Subway to Sallys „Engelskrieger“

Glaubt man Hollywood, kriseln Ehen im siebten Jahr. Bandzusammenhänge kollabieren meist schon vor dieser Zeit, aber Subway to Sally hat nun im elften Jahr ihres Bestehens das verflixte siebte Album ereilt. Die Potsdamer Mittelaltermetallwerker sind zwar weiter zusammen, aber haben doch eine Sinnkrise durchlitten, die auf „Engelskrieger“ zu einer Soundveränderung führte.

Ob Dudelsäcke oder Geigen, Schalmeien oder Flöten, was einst den Klang bestimmte, ist nun marginalisiert oder gar nicht mehr vorhanden. Stattdessen rücken die im Laufe der Bandgeschichte immer derber gewordenen Gitarren endgültig vor. Sie rotieren schwer und selbstgefällig und verzähflüssigen noch jeden Song zum trägen Schwermutsbrocken. Wenn Subway to Sally früher einmal Papstrocker auf Pille waren, dann sind sie nun mit Methadon ruhig gestellte Kapuzinermönche.

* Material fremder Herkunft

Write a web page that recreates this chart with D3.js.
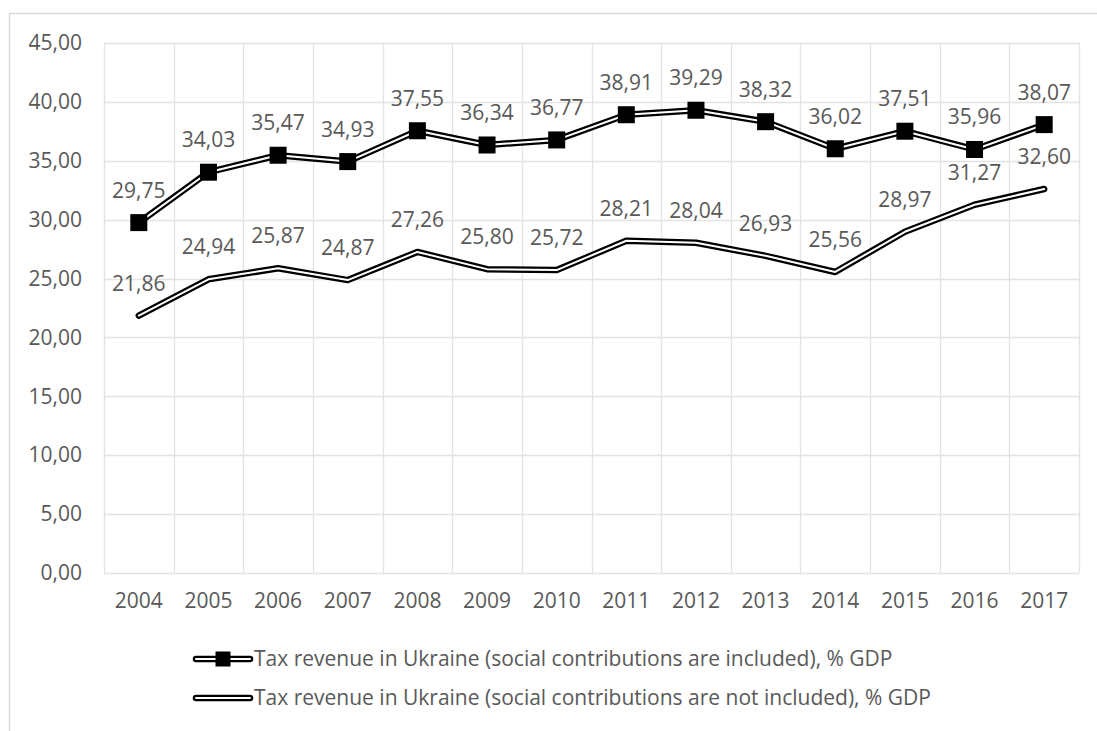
<!DOCTYPE html>
<html>
<head>
<meta charset="utf-8">
<script src="https://cdn.jsdelivr.net/npm/d3@7"></script>
<style>
  html, body { margin: 0; padding: 0; background: #fff; }
  svg { display: block; }
  text { font-family: "Open Sans", sans-serif; fill: #595959; }
</style>
</head>
<body>
<svg id="chart" width="1097" height="731"></svg>
<script>
// Tax revenue in Ukraine, % of GDP, 2004–2017
const years = ["2004","2005","2006","2007","2008","2009","2010","2011","2012","2013","2014","2015","2016","2017"];
const withSocial = [29.75, 34.03, 35.47, 34.93, 37.55, 36.34, 36.77, 38.91, 39.29, 38.32, 36.02, 37.51, 35.96, 38.07];
const withoutSocial = [21.86, 24.94, 25.87, 24.87, 27.26, 25.80, 25.72, 28.21, 28.04, 26.93, 25.56, 28.97, 31.27, 32.60];
const yTicks = [0, 5, 10, 15, 20, 25, 30, 35, 40, 45];
const seriesNames = [
  "Tax revenue in Ukraine (social contributions are included), % GDP",
  "Tax revenue in Ukraine (social contributions are not included), % GDP"
];

const svg = d3.select("#chart");
const fmt = v => d3.format(".2f")(v).replace(".", ",");

const plot = { left: 104, right: 1079, top: 43, bottom: 573 };
const fontSize = 21;

// Chart frame
svg.append("path")
  .attr("d", `M9.5,731 V13.5 H1097`)
  .attr("fill", "none").attr("stroke", "#d9d9d9").attr("stroke-width", 1.5);

const x = d3.scaleBand().domain(years).range([plot.left, plot.right]);
const y = d3.scaleLinear().domain([0, 45]).range([plot.bottom, plot.top]);
const cx = d => x(d) + x.bandwidth() / 2;

// Gridlines
const grid = svg.append("g").attr("stroke", "#e3e3e3").attr("stroke-width", 1.3);
grid.selectAll("line.h").data(yTicks).join("line")
  .attr("x1", plot.left).attr("x2", plot.right)
  .attr("y1", d => Math.round(y(d)) + 0.5).attr("y2", d => Math.round(y(d)) + 0.5);
const bounds = years.map(d => x(d)).concat([plot.right]);
grid.selectAll("line.v").data(bounds).join("line")
  .attr("y1", plot.top).attr("y2", plot.bottom)
  .attr("x1", d => Math.round(d) + 0.5).attr("x2", d => Math.round(d) + 0.5);

// Y axis labels
const yAxis = d3.axisLeft(y).tickValues(yTicks).tickFormat(fmt).tickSize(0).tickPadding(22);
svg.append("g").attr("transform", `translate(${plot.left},0)`).call(yAxis)
  .call(g => g.select(".domain").remove())
  .selectAll("text").style("font-size", fontSize + "px").attr("fill", "#595959")
  .style("font-family", "'Open Sans', sans-serif");

// X axis labels
const xAxis = d3.axisBottom(x).tickSize(0).tickPadding(20);
svg.append("g").attr("transform", `translate(0,${plot.bottom})`).call(xAxis)
  .call(g => g.select(".domain").remove())
  .selectAll("text").style("font-size", fontSize + "px").attr("fill", "#595959")
  .style("font-family", "'Open Sans', sans-serif");

// Double (compound) line: thick black stroke with a thin white core
const line = d3.line().x((d, i) => cx(years[i])).y(d => y(d));
function doubleLine(g, data) {
  g.append("path").datum(data).attr("d", line)
    .attr("fill", "none").attr("stroke", "#000").attr("stroke-width", 6.5)
    .attr("stroke-linejoin", "round").attr("stroke-linecap", "round");
  g.append("path").datum(data).attr("d", line)
    .attr("fill", "none").attr("stroke", "#fff").attr("stroke-width", 2)
    .attr("stroke-linejoin", "round").attr("stroke-linecap", "round");
}

const s2 = svg.append("g");
doubleLine(s2, withoutSocial);
const s1 = svg.append("g");
doubleLine(s1, withSocial);

const mSize = 17;
s1.selectAll("rect").data(withSocial).join("rect")
  .attr("x", (d, i) => cx(years[i]) - mSize / 2)
  .attr("y", d => y(d) - mSize / 2)
  .attr("width", mSize).attr("height", mSize).attr("fill", "#000");

// Data labels above points
function labels(data) {
  svg.append("g").selectAll("text").data(data).join("text")
    .attr("x", (d, i) => cx(years[i]))
    .attr("y", d => y(d) - 25)
    .attr("text-anchor", "middle")
    .style("font-size", fontSize + "px")
    .text(fmt);
}
labels(withSocial);
labels(withoutSocial);

// Legend
const legend = svg.append("g");
const legendRows = [659, 698];
seriesNames.forEach((name, i) => {
  const ly = legendRows[i];
  const g = legend.append("g");
  g.append("line").attr("x1", 196).attr("x2", 250).attr("y1", ly).attr("y2", ly)
    .attr("stroke", "#000").attr("stroke-width", 6.5).attr("stroke-linecap", "round");
  g.append("line").attr("x1", 196).attr("x2", 250).attr("y1", ly).attr("y2", ly)
    .attr("stroke", "#fff").attr("stroke-width", 2).attr("stroke-linecap", "round");
  if (i === 0) {
    g.append("rect").attr("x", 223 - 7.5).attr("y", ly - 7.5)
      .attr("width", 15).attr("height", 15).attr("fill", "#000");
  }
  g.append("text").attr("x", 254).attr("y", ly).attr("dy", "0.35em")
    .style("font-size", "21px").text(name);
});
</script>
</body>
</html>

Auch vom ach so komplexen Kompositionshandwerk, auf das die Band mit klassisch geschulten Musikanten dereinst großen Wert legte, scheint nicht viel übrig.

Musikalisch also sind Subway to Sally eine recht durchschnittliche Heavy-Metal-Band geworden und auch textlich wurden Trolle und Feen ausgemistet. Man wolle, so schreibt ihre Plattenfirma, nicht mehr von mittelalterlichen Welten erzählen sondern vom Hier und Heute, also von Kindesmissbrauch, Autoaggression und Sterbehilfe. Nur leider torpedieren Subway to Sally ihre hehren Absichten, indem sie ihre Texte so konsequent verklausulieren, dass das eigentliche Thema schwer erschließbar ist. So dräuen über die Lippen ihres Sängers immer noch reichlich „Halleluja“ und „Weihrauch“, eine „gebenedeiter Leib“, ein „falscher Heiland“, bepinkelte Gräber und auch sonst über die Maßen markige Töne. „Es gibt kein Erbarmen“, singt der eigentlich einmal als Erich Hecht Geborene Eric Fish, als hätte er kleine Kinder gefrühstückt.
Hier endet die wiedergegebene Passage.